Let's start by looking at overall real PCEs -- which are clearly in an uptrend and are now above pre-recession levels.
Service expenditures comprise about 65% of PCEs. This component of PCEs are also in a strong uptrend and are above pre-recession levels.
Non-durable goods comprise about 20% of PCEs. This component is above pre-recession levels, but note the upward move has slowed over the last few months. This type of slowing is evidence during other parts of the recovery, so it's not fatal. But it does bear watching.
Durable goods as a percentage of PCEs is also increasing and is above pre-recession levels. However, the last three months, this data series has also slowed its upward move. This has happened before, so, again, it's not fatal.
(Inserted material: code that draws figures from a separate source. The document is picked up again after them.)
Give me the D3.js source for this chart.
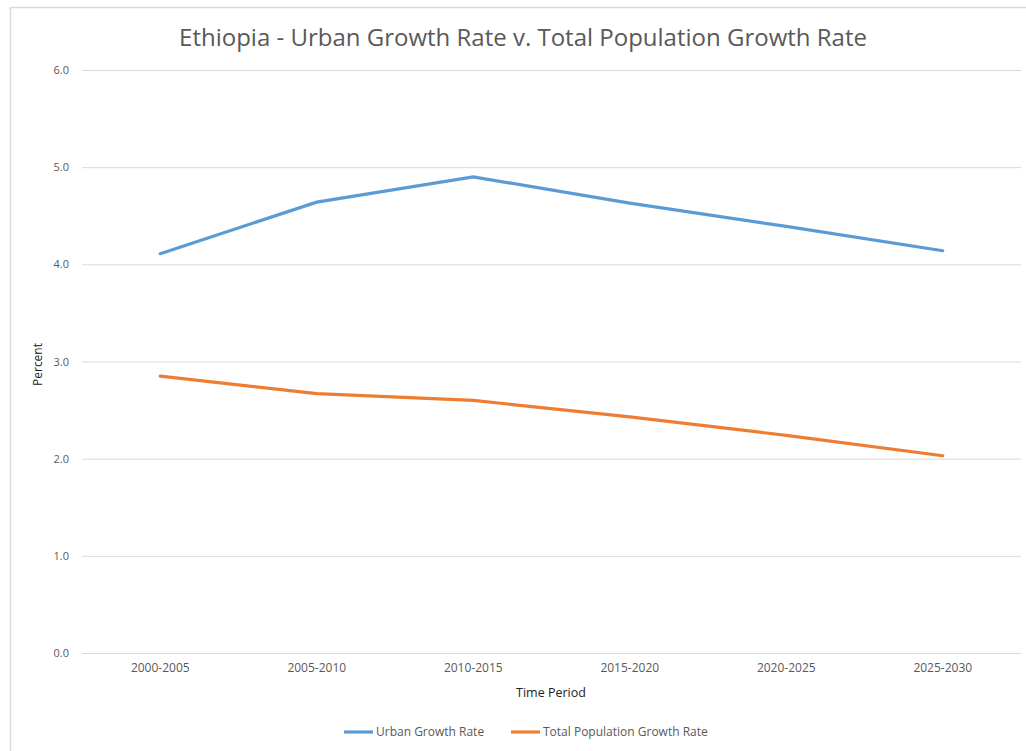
<!DOCTYPE html>
<html>
<head>
<meta charset="utf-8">
<script src="https://cdn.jsdelivr.net/npm/d3@7"></script>
<style>
  body { margin: 0; background: #fff; }
  text { font-family: "Open Sans", "Noto Sans", sans-serif; }
</style>
</head>
<body>
<div id="chart"></div>
<script>
// chart data
const periods = ["2000-2005", "2005-2010", "2010-2015", "2015-2020", "2020-2025", "2025-2030"];
const urbanRate = [4.11, 4.64, 4.90, 4.63, 4.39, 4.14];
const totalRate = [2.85, 2.67, 2.60, 2.43, 2.24, 2.03];
const yTicks = [0, 1, 2, 3, 4, 5, 6];
const seriesNames = ["Urban Growth Rate", "Total Population Growth Rate"];

const W = 1026, H = 751;
const m = { left: 82, right: 5, top: 70, bottom: 98 };

const svg = d3.select("#chart").append("svg")
  .attr("width", W).attr("height", H);

// frame of the chart area
svg.append("path")
  .attr("d", `M10.5,${H} L10.5,7.5 L${W},7.5`)
  .attr("fill", "none").attr("stroke", "#d9d9d9").attr("stroke-width", 1.5);

const x = d3.scaleBand().domain(periods).range([m.left, W - m.right]);
const y = d3.scaleLinear().domain([0, 6]).range([H - m.bottom, m.top]);

// gridlines
svg.append("g")
  .selectAll("line").data(yTicks).join("line")
  .attr("x1", m.left).attr("x2", W - m.right)
  .attr("y1", d => y(d) + 0.5).attr("y2", d => y(d) + 0.5)
  .attr("stroke", "#d9d9d9").attr("stroke-width", 1);

// y axis labels
const yAxis = d3.axisLeft(y).tickValues(yTicks).tickFormat(d3.format(".1f")).tickSize(0).tickPadding(13);
svg.append("g").attr("transform", `translate(${m.left},0)`).call(yAxis)
  .call(g => g.select(".domain").remove())
  .selectAll("text").attr("fill", "#595959").style("font-size", "11px")
  .style("font-family", "'Open Sans', 'Noto Sans', sans-serif");

// x axis labels
const xAxis = d3.axisBottom(x).tickSize(0).tickPadding(10);
svg.append("g").attr("transform", `translate(0,${H - m.bottom})`).call(xAxis)
  .call(g => g.select(".domain").remove())
  .selectAll("text").attr("fill", "#595959").style("font-size", "12px")
  .style("font-family", "'Open Sans', 'Noto Sans', sans-serif");

// lines
const line = d3.line()
  .x((d, i) => x(periods[i]) + x.bandwidth() / 2)
  .y(d => y(d));

svg.append("path").datum(urbanRate)
  .attr("d", line).attr("fill", "none")
  .attr("stroke", "#5b9bd5").attr("stroke-width", 3.2).attr("stroke-linecap", "round");

svg.append("path").datum(totalRate)
  .attr("d", line).attr("fill", "none")
  .attr("stroke", "#ed7d31").attr("stroke-width", 3.2).attr("stroke-linecap", "round");

// title
svg.append("text")
  .attr("x", 523).attr("y", 46)
  .attr("text-anchor", "middle")
  .attr("fill", "#595959")
  .style("font-size", "24px")
  .text("Ethiopia - Urban Growth Rate v. Total Population Growth Rate");

// axis titles
svg.append("text")
  .attr("transform", `translate(42,${(y(0) + y(6)) / 2 + 3}) rotate(-90)`)
  .attr("text-anchor", "middle")
  .attr("fill", "#222")
  .style("font-size", "12px")
  .text("Percent");

svg.append("text")
  .attr("x", 551).attr("y", 697)
  .attr("text-anchor", "middle")
  .attr("fill", "#222")
  .style("font-size", "12.5px")
  .text("Time Period");

// legend
const legend = [
  { name: seriesNames[0], color: "#5b9bd5", x: 344 },
  { name: seriesNames[1], color: "#ed7d31", x: 511 }
];
const lg = svg.append("g").selectAll("g").data(legend).join("g")
  .attr("transform", d => `translate(${d.x},732)`);
lg.append("line").attr("x1", 0).attr("x2", 29).attr("y1", 0).attr("y2", 0)
  .attr("stroke", d => d.color).attr("stroke-width", 3.2);
lg.append("text").attr("x", 32).attr("y", 4)
  .attr("fill", "#595959").style("font-size", "12px")
  .text(d => d.name);
</script>
</body>
</html>
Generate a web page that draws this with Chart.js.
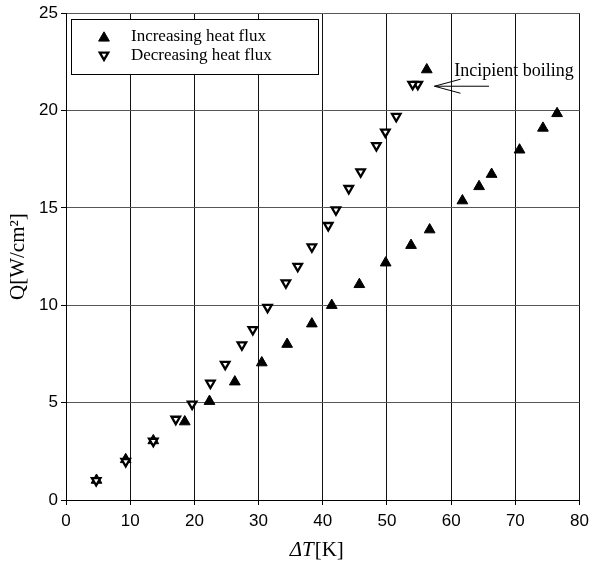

But it does warrant some caution going forward.
Overall real retail sales are also still increasing, although they are below pre-recession levels
Auto sales were doing well, but dropped sharply last month. Because durable goods require financing -- and therefore a confident attitude about the next 3-5 years -- this drop is especially troubling and needs to be watched closely.
The University of Michigan's confidence index has been stalled at low levels for about a year. The reason is simple: unemployment is over 9%, job growth has been weak and wage growth has been slow.
Despite low confidence, the overall numbers are encouraging. Most importantly, they do not point to a "sky is falling" scenario. They do indicate the consumer is under obvious pressure from a weak job market and high commodity prices. These two factors are leading to a slowing of overall purchases and the drop in auto sales. But, again, there is nothing in the data that says a consumer spending contraction is on the way.